--- Data lines ---
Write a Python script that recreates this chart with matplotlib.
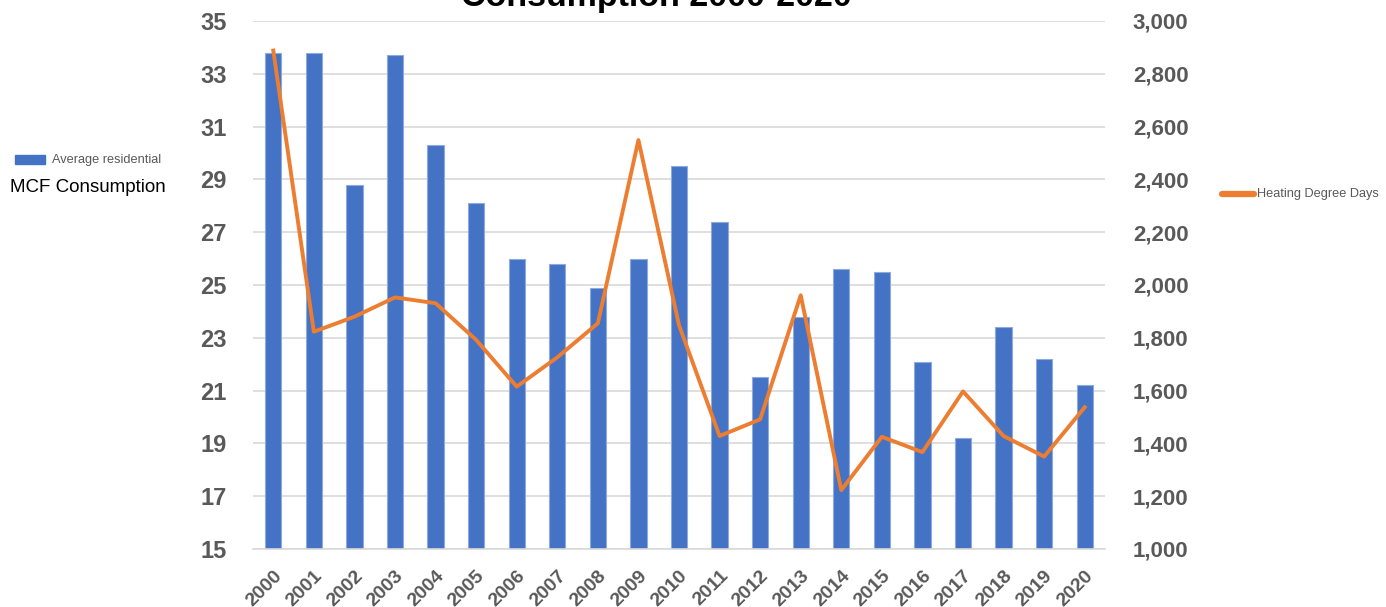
import matplotlib
matplotlib.use("Agg")
import matplotlib.pyplot as plt
import numpy as np

years = [str(y) for y in range(2000, 2021)]
mcf_consumption = [33.8, 33.8, 28.8, 33.7, 30.3, 28.1, 26.0, 25.8, 24.9, 26.0,
                   29.5, 27.4, 21.5, 23.8, 25.6, 25.5, 22.1, 19.2, 23.4, 22.2, 21.2]
heating_degree_days = [2888, 1823, 1880, 1953, 1931, 1792, 1615, 1726, 1855, 2549,
                       1848, 1428, 1491, 1961, 1223, 1425, 1367, 1597, 1428, 1350, 1537]
left_ticks = [15, 17, 19, 21, 23, 25, 27, 29, 31, 33, 35]
right_ticks = [1000, 1200, 1400, 1600, 1800, 2000, 2200, 2400, 2600, 2800, 3000]

BLUE = "#4472C4"
ORANGE = "#ED7D31"
GRAY = "#595959"
GRID = "#D9D9D9"

plt.rcParams['font.family'] = ['Liberation Sans', 'DejaVu Sans']

fig = plt.figure(figsize=(13.86, 6.07), dpi=100)
ax = fig.add_axes([253/1386, 1-549/607, (1105-253)/1386, (549-21)/607])

x = np.arange(len(years))
ax.bar(x, mcf_consumption, width=0.4, color=BLUE, edgecolor="#8FAADC", linewidth=0.8, zorder=2)
ax.set_xlim(-0.5, len(years) - 0.5)
ax.set_ylim(15, 35)
ax.set_yticks(left_ticks)
ax.set_yticklabels([str(v) for v in left_ticks], fontsize=17, fontweight='bold', color=GRAY)
ax.yaxis.grid(True, color=GRID, linewidth=1.2, zorder=0)
ax.set_axisbelow(True)
ax.set_xticks(x)
ax.set_xticklabels(years, rotation=45, ha='right', rotation_mode='anchor',
                   fontsize=14, fontweight='bold', color=GRAY)
ax.tick_params(axis='both', length=0)
ax.tick_params(axis='y', pad=19)
ax.tick_params(axis='x', pad=13)
for s in ['top', 'left', 'right']:
    ax.spines[s].set_visible(False)
ax.spines['bottom'].set_color(GRID)
ax.spines['bottom'].set_linewidth(1.2)

ax2 = ax.twinx()
ax2.plot(x, heating_degree_days, color=ORANGE, linewidth=2.8, zorder=3)
ax2.set_ylim(1000, 3000)
ax2.set_yticks(right_ticks)
ax2.set_yticklabels([f"{v:,}" for v in right_ticks], fontsize=16, fontweight='bold', color=GRAY)
ax2.tick_params(axis='y', length=0, pad=20)
for s in ['top', 'left', 'right', 'bottom']:
    ax2.spines[s].set_visible(False)

# Title (partially cut off at the top, as in the reference)
fig.text(656/1386, 1 - 6/607, "Consumption 2000-2020", ha='center', va='baseline',
         fontsize=24.5, fontweight='bold', color='black')

# Left legend
fig.patches.append(matplotlib.patches.Rectangle((15/1386, 1-164/607), 30/1386, 9/607,
                                                transform=fig.transFigure, color=BLUE))
fig.text(52/1386, 1-160/607, "Average residential", ha='left', va='center',
         fontsize=9.2, color=GRAY)
fig.text(10/1386, 1-187/607, "MCF Consumption", ha='left', va='center',
         fontsize=13.5, color='black')

# Right legend
fig.lines.append(matplotlib.lines.Line2D([1222/1386, 1254/1386], [1-194/607, 1-194/607],
                                         transform=fig.transFigure, color=ORANGE,
                                         linewidth=4.5, solid_capstyle='round'))
fig.text(1257/1386, 1-194/607, "Heating Degree Days", ha='left', va='center',
         fontsize=9.2, color=GRAY)

fig.savefig("out.png", dpi=100)
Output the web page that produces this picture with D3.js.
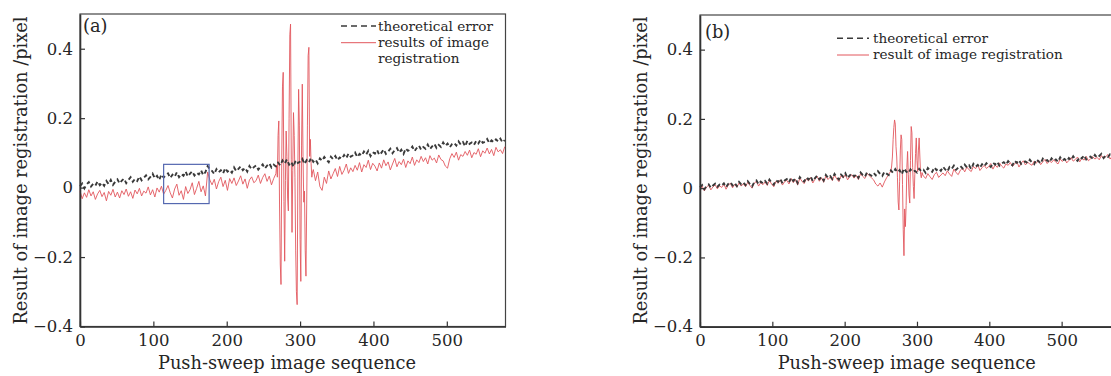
<!doctype html>
<html>
    <head>
	<title>Image registration error</title>
	<script src="https://cdn.jsdelivr.net/npm/d3@7"></script>
	<meta charset="utf-8" />
	<style>
	 body { margin: 0; background: #fff; }
	 text { font-family: "DejaVu Serif", serif; fill: #262626; }
	</style>
    </head>
    <body>
	<script type="text/javascript">

	 // ---- data ----
	 var xTicks = [0, 100, 200, 300, 400, 500];
	 var yTicks = [-0.4, -0.2, 0, 0.2, 0.4];
	 var yTickLabels = ["\u22120.4", "\u22120.2", "0", "0.2", "0.4"];

	 // image sequence numbers sampled for each curve
	 var seqTheoryA = d3.range(0, 580, 3);
	 var seqRegA = d3.range(0, 267, 3).concat(d3.range(267, 318, 1), d3.range(318, 580, 3));
	 var seqTheoryB = d3.range(0, 580, 3);
	 var seqRegB = d3.range(0, 264, 3).concat(d3.range(264, 309, 1), d3.range(309, 580, 3));

	 // (a) theoretical error
	 var theoryA = [
	     .004,.012,-.002,.009,.016,.003,.011,.006,.018,.007,
	     .014,.005,.019,.010,.022,.008,.017,.024,.012,.020,
	     .026,.013,.022,.030,.017,.025,.019,.032,.021,.028,
	     .035,.024,.031,.040,.027,.034,.022,.038,.029,.036,
	     .041,.028,.037,.031,.044,.030,.039,.034,.046,.032,
	     .040,.047,.035,.043,.038,.050,.036,.045,.062,.052,
	     .048,.039,.053,.044,.050,.041,.056,.046,.051,.043,
	     .058,.047,.054,.061,.050,.057,.046,.062,.053,.059,
	     .064,.052,.060,.067,.055,.063,.070,.058,.066,.061,
	     .072,.064,.078,.069,.081,.066,.074,.060,.079,.071,
	     .075,.083,.068,.079,.072,.086,.074,.081,.070,.084,
	     .077,.088,.080,.073,.089,.082,.091,.079,.087,.083,
	     .094,.085,.098,.089,.093,.101,.088,.097,.092,.104,
	     .095,.106,.091,.102,.098,.108,.094,.101,.110,.097,
	     .104,.112,.099,.108,.114,.101,.109,.097,.113,.106,
	     .110,.118,.105,.114,.121,.109,.117,.112,.124,.111,
	     .119,.126,.114,.123,.117,.130,.120,.127,.116,.125,
	     .129,.121,.133,.124,.131,.119,.135,.126,.130,.123,
	     .134,.127,.138,.129,.132,.140,.128,.136,.131,.139,
	     .133,.141,.130,.137
	 ];

	 // (a) results of image registration
	 var regA = [
	     -.010,-.032,-.015,-.028,-.006,-.024,-.012,-.034,-.018,-.008,
	     -.026,-.014,-.038,-.011,-.022,-.005,-.027,-.013,-.030,-.009,
	     -.020,-.004,-.025,-.012,-.031,-.007,-.018,-.002,-.024,-.010,
	     -.016,.002,-.021,-.006,-.027,-.001,-.013,.004,-.019,-.008,
	     .006,-.015,-.030,-.004,.010,-.022,-.009,-.034,.003,-.017,
	     -.006,.014,-.020,-.002,.018,-.012,.005,-.024,.045,.022,
	     .008,.024,-.004,.017,.030,.003,.021,-.008,.026,.012,
	     .028,.006,.019,.034,.010,.025,-.002,.022,.031,.014,
	     .020,.036,.012,.029,.040,.018,.033,.008,.026,
	     // 267 .. 317, one per image
	     .040,.065,.030,.150,.192,-.050,-.220,-.279,.080,.290,
	     .332,-.040,-.212,.020,.163,.090,-.030,-.067,.200,.440,
	     .471,.080,-.129,.050,.216,.150,.030,-.180,-.300,-.337,
	     .060,.283,.180,-.150,-.270,.120,.298,.090,-.042,-.010,
	     -.180,-.255,-.050,.180,.380,.404,.090,.139,.070,.030,
	     .045,
	     // 318 .. 579
	     .052,.020,.045,.003,-.008,.030,.012,.048,.025,.040,
	     .055,.032,.061,.038,.050,.068,.041,.057,.046,.064,
	     .050,.072,.045,.066,.058,.079,.052,.070,.062,.048,
	     .071,.056,.080,.063,.074,.051,.068,.084,.060,.075,
	     .066,.082,.058,.077,.069,.088,.064,.080,.072,.090,
	     .075,.086,.068,.092,.079,.085,.071,.094,.081,.077,
	     .062,.056,.083,.098,.087,.102,.079,.095,.090,.104,
	     .093,.108,.086,.101,.096,.112,.089,.106,.099,.114,
	     .097,.110,.092,.116,.103,.109,.098,.118
	 ];

	 // (b) theoretical error
	 var theoryB = [
	     .002,.009,-.003,.006,.011,.001,.008,.013,.004,.010,
	     .007,.014,.003,.012,.017,.008,.015,.006,.018,.011,
	     .016,.009,.020,.012,.005,.017,.022,.011,.019,.014,
	     .021,.013,.025,.016,.010,.023,.018,.027,.014,.022,
	     .026,.017,.030,.021,.028,.015,.032,.024,.019,.031,
	     .025,.034,.020,.029,.036,.026,.033,.022,.038,.030,
	     .035,.027,.041,.032,.025,.039,.033,.043,.029,.037,
	     .042,.034,.040,.030,.045,.038,.033,.046,.040,.036,
	     .044,.037,.049,.041,.035,.047,.042,.038,.051,.044,
	     .055,.046,.052,.040,.057,.048,.043,.054,.047,.050,
	     .045,.056,.049,.053,.044,.058,.051,.047,.060,.052,
	     .057,.050,.062,.054,.048,.061,.056,.065,.053,.059,
	     .064,.057,.068,.060,.066,.055,.070,.062,.067,.059,
	     .069,.063,.072,.066,.061,.074,.068,.076,.065,.071,
	     .075,.068,.078,.071,.066,.079,.073,.081,.070,.076,
	     .077,.072,.082,.074,.069,.083,.078,.071,.085,.079,
	     .081,.074,.086,.079,.083,.076,.089,.080,.084,.078,
	     .087,.081,.092,.084,.079,.090,.086,.095,.083,.089,
	     .091,.085,.096,.088,.093,.099,.087,.094,.090,.098,
	     .095,.089,.101,.093
	 ];

	 // (b) result of image registration
	 var regB = [
	     -.004,.006,-.008,.003,.009,-.005,.004,.010,-.002,.007,
	     .002,.012,-.003,.009,.014,.001,.011,.003,.015,.006,
	     .013,.004,.017,.008,.000,.015,.019,.006,.016,.010,
	     .018,.008,.022,.012,.004,.020,.014,.024,.009,.019,
	     .023,.012,.028,.016,.025,.009,.029,.020,.013,.027,
	     .021,.031,.015,.026,.034,.020,.030,.017,.035,.025,
	     .032,.022,.038,.027,.019,.036,.029,.040,.024,.033,
	     .039,.029,.037,.025,.042,.034,.028,.043,.036,.030,
	     .024,.012,.006,.015,.003,.018,.030,.040,
	     // 264 .. 308, one per image
	     .050,.064,.090,.140,.175,.197,.185,.120,.090,.030,
	     -.040,-.063,.020,.110,.154,.140,.010,-.120,-.195,-.060,
	     -.111,-.050,.060,.106,.040,-.020,-.043,.080,.178,.160,
	     .060,.005,-.030,.040,.100,.145,.080,.048,.110,.145,
	     .090,.040,.030,.045,.038,
	     // 309 .. 579
	     .035,.028,.042,.033,.025,.039,.046,.031,.038,.044,
	     .036,.050,.041,.034,.055,.045,.039,.052,.058,.047,
	     .061,.053,.048,.063,.056,.068,.051,.059,.066,.057,
	     .062,.071,.055,.067,.060,.073,.064,.058,.070,.066,
	     .074,.063,.069,.077,.061,.072,.079,.067,.075,.070,
	     .066,.078,.072,.081,.068,.076,.083,.071,.079,.074,
	     .082,.075,.070,.084,.077,.086,.073,.080,.088,.078,
	     .083,.090,.076,.087,.081,.092,.079,.085,.091,.084,
	     .089,.082,.094,.086,.091,.097,.084,.093,.088,.099,
	     .102
	 ];

	 // zoom box drawn in (a): sequence range and value range
	 var boxSeq = [114, 176];
	 var boxVal = [-0.046, 0.067];

	 // ---- drawing ----
	 var w = 1111;
	 var h = 376;

	 var svg = d3.select("body")
		     .append("svg")
		     .attr("width", w)
		     .attr("height", h);

	 var black = "#3a3a3a";
	 var red = "#e2575d";

	 var draw_panel = function(p){

	     var xScale = d3.scaleLinear()
			    .domain([0, 580])
			    .range([p.left, p.right]);

	     var yScale = d3.scaleLinear()
			    .domain([-0.4, 0.5])
			    .range([p.bottom, p.top]);

	     var g = svg.append("g");

	     // frame (top and right)
	     g.append("rect")
	      .attr("x", p.left)
	      .attr("y", p.top)
	      .attr("width", p.right - p.left)
	      .attr("height", p.bottom - p.top)
	      .attr("fill", "none")
	      .attr("stroke", "#444")
	      .attr("stroke-width", 1.2);

	     var line = d3.line()
			  .x(function(d){ return xScale(d[0]); })
			  .y(function(d){ return yScale(d[1]); });

	     // registration result (red, thin)
	     g.append("path")
	      .datum(d3.zip(p.seqReg, p.reg))
	      .attr("d", line)
	      .attr("fill", "none")
	      .attr("stroke", red)
	      .attr("stroke-width", 0.9)
	      .attr("stroke-linejoin", "round");

	     // theoretical error (dashed black)
	     g.append("path")
	      .datum(d3.zip(p.seqTheory, p.theory))
	      .attr("d", line)
	      .attr("fill", "none")
	      .attr("stroke", black)
	      .attr("stroke-width", 1.9)
	      .attr("stroke-dasharray", "4,3");

	     if(p.box){
		 g.append("rect")
		  .attr("x", xScale(p.box[0][0]))
		  .attr("y", yScale(p.box[1][1]))
		  .attr("width", xScale(p.box[0][1]) - xScale(p.box[0][0]))
		  .attr("height", yScale(p.box[1][0]) - yScale(p.box[1][1]))
		  .attr("fill", "none")
		  .attr("stroke", "#5568b0")
		  .attr("stroke-width", 1.2);
	     }

	     // axes
	     var xAxis = d3.axisBottom(xScale)
			   .tickValues(xTicks)
			   .tickSizeInner(-5)
			   .tickSizeOuter(0)
			   .tickPadding(8)
			   .tickFormat(d3.format("d"));

	     var yAxis = d3.axisLeft(yScale)
			   .tickValues(yTicks)
			   .tickSizeInner(-5)
			   .tickSizeOuter(0)
			   .tickPadding(7)
			   .tickFormat(function(d, i){ return yTickLabels[i]; });

	     var gx = g.append("g")
		       .attr("transform", "translate(0," + p.bottom + ")")
		       .call(xAxis);
	     var gy = g.append("g")
		       .attr("transform", "translate(" + p.left + ",0)")
		       .call(yAxis);

	     [gx, gy].forEach(function(a){
		 a.select(".domain").attr("stroke", "#333").attr("stroke-width", 1.6);
		 a.selectAll(".tick line").attr("stroke", "#333").attr("stroke-width", 1.2);
		 a.selectAll(".tick text")
		  .attr("font-family", "DejaVu Serif")
		  .attr("font-size", "16.5px")
		  .attr("fill", "#262626");
	     });

	     // axis titles
	     g.append("text")
	      .attr("x", p.xTitleX)
	      .attr("y", 369)
	      .attr("text-anchor", "middle")
	      .attr("font-size", "17.8px")
	      .text("Push-sweep image sequence");

	     g.append("text")
	      .attr("transform", "translate(" + p.yTitleX + ",170.5) rotate(-90)")
	      .attr("text-anchor", "middle")
	      .attr("font-size", "17.8px")
	      .text("Result of image registration /pixel");

	     // panel tag
	     g.append("text")
	      .attr("x", p.tag[1])
	      .attr("y", p.tag[2])
	      .attr("font-size", "17.8px")
	      .text(p.tag[0]);

	     // legend
	     var lg = p.legend;
	     g.append("line")
	      .attr("x1", lg.x1).attr("x2", lg.x2)
	      .attr("y1", lg.y1).attr("y2", lg.y1)
	      .attr("stroke", black)
	      .attr("stroke-width", 1.6)
	      .attr("stroke-dasharray", "6,4");
	     g.append("line")
	      .attr("x1", lg.x1).attr("x2", lg.x2)
	      .attr("y1", lg.y2).attr("y2", lg.y2)
	      .attr("stroke", red)
	      .attr("stroke-width", 1);

	     lg.lines.forEach(function(t, i){
		 g.append("text")
		  .attr("x", lg.tx)
		  .attr("y", lg.ty + i * lg.dy)
		  .attr("font-size", "13.6px")
		  .text(t);
	     });
	 };

	 draw_panel({
	     left: 80, right: 505.5, top: 14, bottom: 326.5,
	     seqTheory: seqTheoryA, theory: theoryA,
	     seqReg: seqRegA, reg: regA,
	     box: [boxSeq, boxVal],
	     xTitleX: 287, yTitleX: 27,
	     tag: ["(a)", 83, 32],
	     legend: { x1: 341, x2: 376, y1: 26, y2: 42.7, tx: 378, ty: 30.5, dy: 16.3,
		       lines: ["theoretical error", "results of image", "registration"] }
	 });

	 draw_panel({
	     left: 700, right: 1119.5, top: 15, bottom: 326.7,
	     seqTheory: seqTheoryB, theory: theoryB,
	     seqReg: seqRegB, reg: regB,
	     box: null,
	     xTitleX: 906.7, yTitleX: 647,
	     tag: ["(b)", 705, 38],
	     legend: { x1: 837, x2: 869, y1: 38.3, y2: 55, tx: 873, ty: 43, dy: 16,
		       lines: ["theoretical error", "result of image registration"] }
	 });

	</script>
    </body>
</html>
---
**Set problem:**
Transcribe the opening line of the listing above, please, and every line after it through the line with "ax.spines['bottom'].set_linewidth(1.2)", word for word, without pictures.

**Final result:**
Write a Python script that recreates this chart with matplotlib.
import matplotlib
matplotlib.use("Agg")
import matplotlib.pyplot as plt
import numpy as np

years = [str(y) for y in range(2000, 2021)]
mcf_consumption = [33.8, 33.8, 28.8, 33.7, 30.3, 28.1, 26.0, 25.8, 24.9, 26.0,
                   29.5, 27.4, 21.5, 23.8, 25.6, 25.5, 22.1, 19.2, 23.4, 22.2, 21.2]
heating_degree_days = [2888, 1823, 1880, 1953, 1931, 1792, 1615, 1726, 1855, 2549,
                       1848, 1428, 1491, 1961, 1223, 1425, 1367, 1597, 1428, 1350, 1537]
left_ticks = [15, 17, 19, 21, 23, 25, 27, 29, 31, 33, 35]
right_ticks = [1000, 1200, 1400, 1600, 1800, 2000, 2200, 2400, 2600, 2800, 3000]

BLUE = "#4472C4"
ORANGE = "#ED7D31"
GRAY = "#595959"
GRID = "#D9D9D9"

plt.rcParams['font.family'] = ['Liberation Sans', 'DejaVu Sans']

fig = plt.figure(figsize=(13.86, 6.07), dpi=100)
ax = fig.add_axes([253/1386, 1-549/607, (1105-253)/1386, (549-21)/607])

x = np.arange(len(years))
ax.bar(x, mcf_consumption, width=0.4, color=BLUE, edgecolor="#8FAADC", linewidth=0.8, zorder=2)
ax.set_xlim(-0.5, len(years) - 0.5)
ax.set_ylim(15, 35)
ax.set_yticks(left_ticks)
ax.set_yticklabels([str(v) for v in left_ticks], fontsize=17, fontweight='bold', color=GRAY)
ax.yaxis.grid(True, color=GRID, linewidth=1.2, zorder=0)
ax.set_axisbelow(True)
ax.set_xticks(x)
ax.set_xticklabels(years, rotation=45, ha='right', rotation_mode='anchor',
                   fontsize=14, fontweight='bold', color=GRAY)
ax.tick_params(axis='both', length=0)
ax.tick_params(axis='y', pad=19)
ax.tick_params(axis='x', pad=13)
for s in ['top', 'left', 'right']:
    ax.spines[s].set_visible(False)
ax.spines['bottom'].set_color(GRID)
ax.spines['bottom'].set_linewidth(1.2)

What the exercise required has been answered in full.